Observation data (J2000.0 epoch)
- Right ascension: 06^{h} 15^{m} 31.7^{s}
- Declination: −18° 40′ 12″
- Distance: 13.4 ± 1.3 kly (4.1 ± 0.4 kpc)
- Apparent magnitude (V): 8.6
- Apparent dimensions (V): 10.0′

Physical characteristics
- Radius: 16.25ly
- Estimated age: 2.0±0.3 Gyr
- Other designations: Collinder 88, Melotte 44

Associations
- Constellation: Canis Major

= NGC 2204 =

Open cluster in the constellation Canis Major

NGC 2204 is an open cluster of stars in the Canis Major constellation.
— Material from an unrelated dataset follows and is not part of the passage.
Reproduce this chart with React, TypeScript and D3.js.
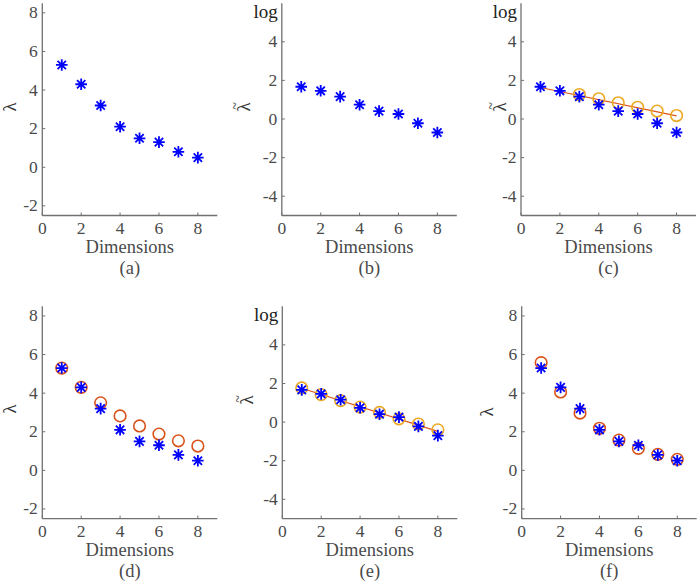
import React from "react";
import * as d3 from "d3";

// ---- data ----
const dims = [1, 2, 3, 4, 5, 6, 7, 8];
const lambdaVals = [5.3, 4.3, 3.2, 2.1, 1.5, 1.3, 0.8, 0.5];
const logLambdaVals = [1.67, 1.46, 1.16, 0.74, 0.41, 0.26, -0.22, -0.7];
const cCircleDims = [3, 4, 5, 6, 7, 8];
const cCircleVals = [1.27, 1.05, 0.84, 0.61, 0.41, 0.18];
const cLineDims = [1, 8];
const cLineVals = [1.63, 0.16];
const dCircleVals = [5.3, 4.3, 3.5, 2.82, 2.3, 1.88, 1.53, 1.26];
const eCircleVals = [1.77, 1.42, 1.11, 0.78, 0.5, 0.17, -0.1, -0.4];
const eLineDims = [1, 8];
const eLineVals = [1.75, -0.48];
const fCircleVals = [5.58, 4.06, 2.97, 2.18, 1.57, 1.14, 0.83, 0.57];

const xTicks = [0, 2, 4, 6, 8];
const linTicks = [-2, 0, 2, 4, 6, 8];
const logTicks = [-4, -2, 0, 2, 4];
const panelLabels = ["(a)", "(b)", "(c)", "(d)", "(e)", "(f)"];

const BLUE = "#0000FF";
const YELLOW = "#EDA822";
const RED = "#D95319";
const AXIS = "#707070";
const TEXT = "#4a4a4a";
const FONT = "Liberation Serif, DejaVu Serif, serif";

type Series = { kind: "star" | "circle" | "line"; xs: number[]; ys: number[]; color: string };
type PanelCfg = {
  left: number;
  top: number;
  bottom: number;
  log: boolean;
  label: string;
  ylabOffset: number;
  ylabY: number;
  series: Series[];
};

const TOP_ROW = { top: 3.2, bottom: 215.5 };
const BOT_ROW = { top: 306.3, bottom: 518.6 };
const W = 175;

const panels: PanelCfg[] = [
  { left: 42.3, ...TOP_ROW, log: false, label: panelLabels[0], ylabOffset: 31, ylabY: 107,
    series: [{ kind: "star", xs: dims, ys: lambdaVals, color: BLUE }] },
  { left: 281.8, ...TOP_ROW, log: true, label: panelLabels[1], ylabOffset: 37, ylabY: 107,
    series: [{ kind: "star", xs: dims, ys: logLambdaVals, color: BLUE }] },
  { left: 521, ...TOP_ROW, log: true, label: panelLabels[2], ylabOffset: 20, ylabY: 107,
    series: [
      { kind: "line", xs: cLineDims, ys: cLineVals, color: RED },
      { kind: "circle", xs: cCircleDims, ys: cCircleVals, color: YELLOW },
      { kind: "star", xs: dims, ys: logLambdaVals, color: BLUE },
    ] },
  { left: 42.3, ...BOT_ROW, log: false, label: panelLabels[3], ylabOffset: 31, ylabY: 409,
    series: [
      { kind: "circle", xs: dims, ys: dCircleVals, color: RED },
      { kind: "star", xs: dims, ys: lambdaVals, color: BLUE },
    ] },
  { left: 282.3, ...BOT_ROW, log: true, label: panelLabels[4], ylabOffset: 34, ylabY: 400,
    series: [
      { kind: "line", xs: eLineDims, ys: eLineVals, color: RED },
      { kind: "circle", xs: dims, ys: eCircleVals, color: YELLOW },
      { kind: "star", xs: dims, ys: logLambdaVals, color: BLUE },
    ] },
  { left: 521.7, ...BOT_ROW, log: false, label: panelLabels[5], ylabOffset: 34, ylabY: 412,
    series: [
      { kind: "circle", xs: dims, ys: fCircleVals, color: RED },
      { kind: "star", xs: dims, ys: lambdaVals, color: BLUE },
    ] },
];

function starPath(r: number) {
  const d = r * 0.72;
  return `M${-r},0H${r}M0,${-r}V${r}M${-d},${-d}L${d},${d}M${-d},${d}L${d},${-d}`;
}

const txt = (size: number, color = TEXT) => ({
  fontFamily: FONT,
  fontSize: size,
  fill: color,
  fontWeight: 400 as const,
});

function Panel({ cfg }: { cfg: PanelCfg }) {
  const x = d3.scaleLinear().domain([0, 9]).range([cfg.left, cfg.left + W]);
  const y = d3
    .scaleLinear()
    .domain(cfg.log ? [-5, 6] : [-2.5, 8.5])
    .range([cfg.bottom, cfg.top]);
  const yTicks = cfg.log ? logTicks : linTicks;
  const cx = cfg.left + W / 2;
  const axisX = cfg.left;

  return (
    <g>
      <line x1={axisX} x2={axisX} y1={cfg.top} y2={cfg.bottom} stroke={AXIS} strokeWidth={1.3} />
      <line x1={axisX} x2={cfg.left + W} y1={cfg.bottom} y2={cfg.bottom} stroke={AXIS} strokeWidth={1.3} />
      {xTicks.map((t) => (
        <g key={"xt" + t}>
          <line x1={x(t)} x2={x(t)} y1={cfg.bottom} y2={cfg.bottom - 3} stroke={AXIS} strokeWidth={1} />
          <text x={x(t)} y={cfg.bottom + 18} textAnchor="middle" style={txt(17.5)}>
            {t}
          </text>
        </g>
      ))}
      {yTicks.map((t) => (
        <g key={"yt" + t}>
          <line x1={axisX} x2={axisX + 3} y1={y(t)} y2={y(t)} stroke={AXIS} strokeWidth={1} />
          <text x={axisX - 4.5} y={y(t) + 5.5} textAnchor="end" style={txt(17.5)}>
            {t < 0 ? "-" + Math.abs(t) : String(t)}
          </text>
        </g>
      ))}
      {cfg.log && (
        <text x={axisX - 4} y={cfg.top + 15} textAnchor="end" style={txt(19, "#222")}>
          log
        </text>
      )}
      <g transform={`translate(${axisX - cfg.ylabOffset},${cfg.ylabY}) rotate(-90)`}>
        <text x={0} y={5} textAnchor="middle" style={txt(19, "#333")}>
          λ
        </text>
        {cfg.log && (
          <text x={1} y={-5} textAnchor="middle" style={txt(14, "#333")}>
            ~
          </text>
        )}
      </g>
      <text x={cx} y={cfg.bottom + 37} textAnchor="middle" style={txt(18.5)}>
        Dimensions
      </text>
      <text x={cx} y={cfg.bottom + 58} textAnchor="middle" style={txt(18.5)}>
        {cfg.label}
      </text>
      {cfg.series.map((s, si) => {
        if (s.kind === "line") {
          const gen = d3
            .line<number>()
            .x((v, i) => x(s.xs[i]))
            .y((v) => y(v));
          return <path key={si} d={gen(s.ys) || ""} fill="none" stroke={s.color} strokeWidth={1.1} />;
        }
        if (s.kind === "circle") {
          return (
            <g key={si}>
              {s.ys.map((v, i) => (
                <circle key={i} cx={x(s.xs[i])} cy={y(v)} r={5.8} fill="none" stroke={s.color} strokeWidth={1.6} />
              ))}
            </g>
          );
        }
        return (
          <g key={si}>
            {s.ys.map((v, i) => (
              <path
                key={i}
                transform={`translate(${x(s.xs[i])},${y(v)})`}
                d={starPath(5.8)}
                fill="none"
                stroke={s.color}
                strokeWidth={1.8}
              />
            ))}
          </g>
        );
      })}
    </g>
  );
}

export default function App() {
  return (
    <svg
      width={700}
      height={584}
      viewBox="0 0 700 584"
      style={{ position: "absolute", left: 0, top: 0, background: "#fff" }}
    >
      <rect x={0} y={0} width={700} height={584} fill="#fff" />
      {panels.map((p, i) => (
        <Panel key={i} cfg={p} />
      ))}
    </svg>
  );
}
It was discovered by the German-English astronomer William Herschel on 6 February 1785. The cluster has an integrated visual magnitude of 8.6 and spans a diameter of 10.0 arcminute. Resolving the individual member stars is a challenge with a 10 to 12-inch amateur telescope. It is located at a distance of approximately 13,400 light years from the Sun. The cluster shows a mean radial velocity of +91.38±0.30 km/s relative to the Sun, and is orbiting the inner galactic disk region about 1 kpc below the galactic plane.

This is a rich but diffuse cluster with a Trumpler class of III 3m, spanning a physical diameter of about 17 pc. It is an older cluster with an estimated age of 2.0±0.3 billion years. The metallicity is correspondingly poor, showing an abundance of iron about 59% of that in the Sun. There is a prominent giant branch clump on the HR diagram. The cluster has a significant population of blue stragglers, an indicator of past stellar mergers. It has a pair of candidate chemically peculiar stars, and five variable stars have been discovered, including four eclipsing variables.